* Start Given data *

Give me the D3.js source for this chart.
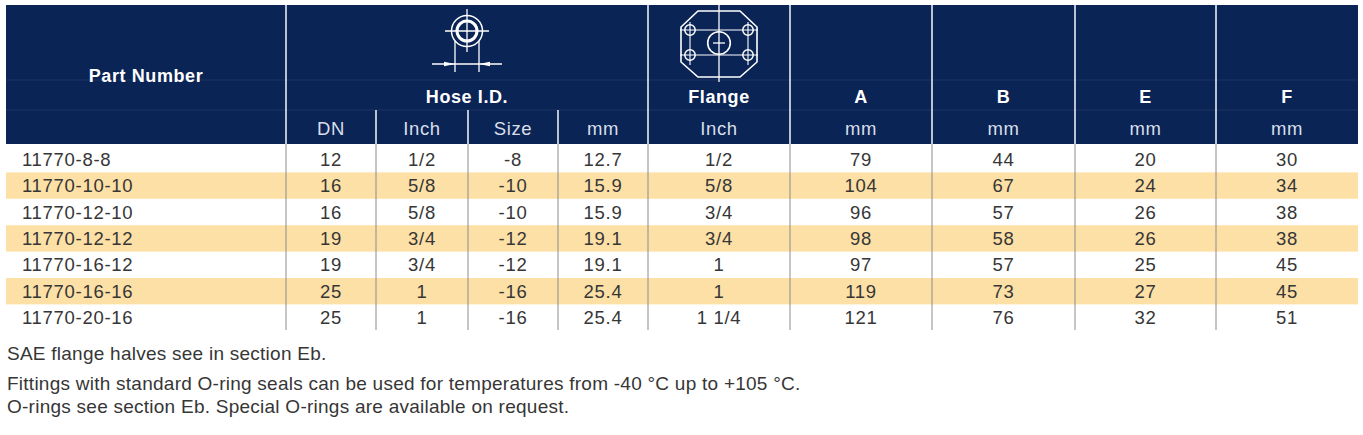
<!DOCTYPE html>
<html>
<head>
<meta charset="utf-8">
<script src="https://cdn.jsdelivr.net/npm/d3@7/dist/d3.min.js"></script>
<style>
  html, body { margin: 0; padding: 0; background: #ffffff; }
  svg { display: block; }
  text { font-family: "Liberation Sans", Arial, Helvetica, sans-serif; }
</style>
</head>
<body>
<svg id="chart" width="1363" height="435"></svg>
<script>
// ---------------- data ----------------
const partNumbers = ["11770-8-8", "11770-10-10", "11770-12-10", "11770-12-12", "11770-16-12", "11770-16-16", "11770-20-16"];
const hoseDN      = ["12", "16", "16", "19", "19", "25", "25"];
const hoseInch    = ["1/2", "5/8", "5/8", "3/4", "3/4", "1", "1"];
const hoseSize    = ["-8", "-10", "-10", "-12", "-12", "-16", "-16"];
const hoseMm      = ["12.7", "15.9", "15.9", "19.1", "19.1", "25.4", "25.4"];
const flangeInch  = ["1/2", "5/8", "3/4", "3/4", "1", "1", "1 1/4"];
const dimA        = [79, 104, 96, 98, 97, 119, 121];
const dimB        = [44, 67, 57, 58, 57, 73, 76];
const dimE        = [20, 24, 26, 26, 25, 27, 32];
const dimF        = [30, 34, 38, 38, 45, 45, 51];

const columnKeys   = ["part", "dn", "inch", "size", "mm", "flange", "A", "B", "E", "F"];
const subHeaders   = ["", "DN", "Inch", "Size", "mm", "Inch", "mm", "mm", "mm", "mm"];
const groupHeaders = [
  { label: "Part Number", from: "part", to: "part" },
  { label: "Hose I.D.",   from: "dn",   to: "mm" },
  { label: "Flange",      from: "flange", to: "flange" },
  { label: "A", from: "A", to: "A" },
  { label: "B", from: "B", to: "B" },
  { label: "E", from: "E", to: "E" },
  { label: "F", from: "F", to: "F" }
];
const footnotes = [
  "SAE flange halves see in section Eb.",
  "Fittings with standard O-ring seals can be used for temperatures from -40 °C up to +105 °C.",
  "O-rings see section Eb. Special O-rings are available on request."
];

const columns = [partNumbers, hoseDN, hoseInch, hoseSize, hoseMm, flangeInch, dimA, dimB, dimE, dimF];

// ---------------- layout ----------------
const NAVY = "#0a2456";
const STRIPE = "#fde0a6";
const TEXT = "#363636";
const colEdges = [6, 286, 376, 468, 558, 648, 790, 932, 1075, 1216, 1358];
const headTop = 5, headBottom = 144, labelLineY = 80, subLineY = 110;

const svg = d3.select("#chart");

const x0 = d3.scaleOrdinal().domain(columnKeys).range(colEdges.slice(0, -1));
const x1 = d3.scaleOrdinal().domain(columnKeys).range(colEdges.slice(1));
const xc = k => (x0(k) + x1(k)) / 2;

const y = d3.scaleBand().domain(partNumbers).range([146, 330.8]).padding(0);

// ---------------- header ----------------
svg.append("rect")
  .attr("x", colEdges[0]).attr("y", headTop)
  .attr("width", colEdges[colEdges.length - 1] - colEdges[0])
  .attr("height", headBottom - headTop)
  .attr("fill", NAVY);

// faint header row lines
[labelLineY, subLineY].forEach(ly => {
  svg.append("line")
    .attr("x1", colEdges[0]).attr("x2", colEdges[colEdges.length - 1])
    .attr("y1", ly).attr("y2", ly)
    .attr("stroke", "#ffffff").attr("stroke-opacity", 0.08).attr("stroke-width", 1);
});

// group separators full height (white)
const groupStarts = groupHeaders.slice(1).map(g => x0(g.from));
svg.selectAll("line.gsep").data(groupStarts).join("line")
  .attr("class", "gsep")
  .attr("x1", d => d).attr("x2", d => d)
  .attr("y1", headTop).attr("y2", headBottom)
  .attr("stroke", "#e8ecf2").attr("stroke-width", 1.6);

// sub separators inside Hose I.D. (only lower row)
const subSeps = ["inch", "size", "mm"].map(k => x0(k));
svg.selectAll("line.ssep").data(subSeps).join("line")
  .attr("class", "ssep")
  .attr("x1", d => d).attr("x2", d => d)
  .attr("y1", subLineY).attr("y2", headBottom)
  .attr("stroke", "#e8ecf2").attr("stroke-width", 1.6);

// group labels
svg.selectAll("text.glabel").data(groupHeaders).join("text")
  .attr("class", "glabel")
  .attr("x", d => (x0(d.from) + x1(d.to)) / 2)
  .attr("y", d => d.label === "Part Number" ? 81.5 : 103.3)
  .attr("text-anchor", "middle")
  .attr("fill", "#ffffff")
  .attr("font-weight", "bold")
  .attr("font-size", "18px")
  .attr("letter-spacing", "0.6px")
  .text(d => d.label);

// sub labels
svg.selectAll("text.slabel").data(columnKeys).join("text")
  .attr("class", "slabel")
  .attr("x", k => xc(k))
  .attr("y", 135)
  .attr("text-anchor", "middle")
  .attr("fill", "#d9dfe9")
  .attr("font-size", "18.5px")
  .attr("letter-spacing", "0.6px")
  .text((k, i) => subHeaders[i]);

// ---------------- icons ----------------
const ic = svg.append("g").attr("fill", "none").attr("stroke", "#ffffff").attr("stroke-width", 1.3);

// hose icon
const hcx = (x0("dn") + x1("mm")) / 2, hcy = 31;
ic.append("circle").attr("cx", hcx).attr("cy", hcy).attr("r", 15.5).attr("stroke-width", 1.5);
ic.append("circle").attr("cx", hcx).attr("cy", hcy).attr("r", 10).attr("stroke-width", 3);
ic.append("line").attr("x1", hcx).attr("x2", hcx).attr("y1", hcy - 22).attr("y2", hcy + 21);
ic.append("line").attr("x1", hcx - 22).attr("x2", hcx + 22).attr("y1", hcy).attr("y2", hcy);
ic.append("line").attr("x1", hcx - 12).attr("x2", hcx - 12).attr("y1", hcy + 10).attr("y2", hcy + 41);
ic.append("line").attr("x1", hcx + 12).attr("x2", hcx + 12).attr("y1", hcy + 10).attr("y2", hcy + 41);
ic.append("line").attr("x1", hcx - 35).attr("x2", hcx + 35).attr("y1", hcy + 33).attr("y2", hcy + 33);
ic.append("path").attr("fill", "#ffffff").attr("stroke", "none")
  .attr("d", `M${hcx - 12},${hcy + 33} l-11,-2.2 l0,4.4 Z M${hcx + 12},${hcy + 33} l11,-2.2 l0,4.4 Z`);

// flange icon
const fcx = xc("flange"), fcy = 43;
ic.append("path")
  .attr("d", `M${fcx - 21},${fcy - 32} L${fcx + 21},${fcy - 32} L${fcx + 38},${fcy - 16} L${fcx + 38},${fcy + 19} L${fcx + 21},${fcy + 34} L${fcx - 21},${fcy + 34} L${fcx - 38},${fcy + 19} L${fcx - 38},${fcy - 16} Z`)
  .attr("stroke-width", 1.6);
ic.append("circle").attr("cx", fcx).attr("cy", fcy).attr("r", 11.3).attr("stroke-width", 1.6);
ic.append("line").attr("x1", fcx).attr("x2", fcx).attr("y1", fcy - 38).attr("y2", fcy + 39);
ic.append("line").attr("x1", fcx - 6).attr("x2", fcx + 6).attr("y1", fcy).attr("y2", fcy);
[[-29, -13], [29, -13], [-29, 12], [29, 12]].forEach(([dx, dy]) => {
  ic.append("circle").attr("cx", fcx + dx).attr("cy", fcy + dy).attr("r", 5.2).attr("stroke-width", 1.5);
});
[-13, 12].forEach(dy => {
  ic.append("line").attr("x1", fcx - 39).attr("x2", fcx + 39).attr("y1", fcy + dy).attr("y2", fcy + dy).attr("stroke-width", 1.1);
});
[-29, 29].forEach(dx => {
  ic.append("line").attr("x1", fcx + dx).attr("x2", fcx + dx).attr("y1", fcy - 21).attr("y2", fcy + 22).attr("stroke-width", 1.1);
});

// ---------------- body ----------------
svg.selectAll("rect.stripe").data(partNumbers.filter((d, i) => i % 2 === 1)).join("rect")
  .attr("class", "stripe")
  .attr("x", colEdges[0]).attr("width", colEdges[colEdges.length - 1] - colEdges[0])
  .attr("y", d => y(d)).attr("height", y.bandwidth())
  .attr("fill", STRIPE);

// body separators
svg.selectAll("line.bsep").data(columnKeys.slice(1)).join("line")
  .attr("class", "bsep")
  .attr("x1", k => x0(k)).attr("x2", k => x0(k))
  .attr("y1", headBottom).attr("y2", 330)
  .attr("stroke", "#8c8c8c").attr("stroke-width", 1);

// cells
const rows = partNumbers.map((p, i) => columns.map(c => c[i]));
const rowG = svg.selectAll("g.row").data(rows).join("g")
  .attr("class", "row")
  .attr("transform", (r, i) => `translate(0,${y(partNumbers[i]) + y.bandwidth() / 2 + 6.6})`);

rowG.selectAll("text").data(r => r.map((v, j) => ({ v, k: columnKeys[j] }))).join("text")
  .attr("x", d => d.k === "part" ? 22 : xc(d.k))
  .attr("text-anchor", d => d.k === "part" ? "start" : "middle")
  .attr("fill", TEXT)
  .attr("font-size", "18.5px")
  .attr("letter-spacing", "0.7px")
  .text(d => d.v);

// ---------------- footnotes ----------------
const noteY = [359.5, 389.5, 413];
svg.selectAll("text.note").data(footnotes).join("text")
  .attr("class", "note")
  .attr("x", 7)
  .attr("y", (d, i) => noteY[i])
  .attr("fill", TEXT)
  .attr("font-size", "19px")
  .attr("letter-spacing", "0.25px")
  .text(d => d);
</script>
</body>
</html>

* End Given data *

What this task involves: Your task is to reproduce exactly the lines from the start of the data above through the line containing "45, 45, 51];", leaving every picture out.

Written reply:
Give me the D3.js source for this chart.
<!DOCTYPE html>
<html>
<head>
<meta charset="utf-8">
<script src="https://cdn.jsdelivr.net/npm/d3@7/dist/d3.min.js"></script>
<style>
  html, body { margin: 0; padding: 0; background: #ffffff; }
  svg { display: block; }
  text { font-family: "Liberation Sans", Arial, Helvetica, sans-serif; }
</style>
</head>
<body>
<svg id="chart" width="1363" height="435"></svg>
<script>
// ---------------- data ----------------
const partNumbers = ["11770-8-8", "11770-10-10", "11770-12-10", "11770-12-12", "11770-16-12", "11770-16-16", "11770-20-16"];
const hoseDN      = ["12", "16", "16", "19", "19", "25", "25"];
const hoseInch    = ["1/2", "5/8", "5/8", "3/4", "3/4", "1", "1"];
const hoseSize    = ["-8", "-10", "-10", "-12", "-12", "-16", "-16"];
const hoseMm      = ["12.7", "15.9", "15.9", "19.1", "19.1", "25.4", "25.4"];
const flangeInch  = ["1/2", "5/8", "3/4", "3/4", "1", "1", "1 1/4"];
const dimA        = [79, 104, 96, 98, 97, 119, 121];
const dimB        = [44, 67, 57, 58, 57, 73, 76];
const dimE        = [20, 24, 26, 26, 25, 27, 32];
const dimF        = [30, 34, 38, 38, 45, 45, 51];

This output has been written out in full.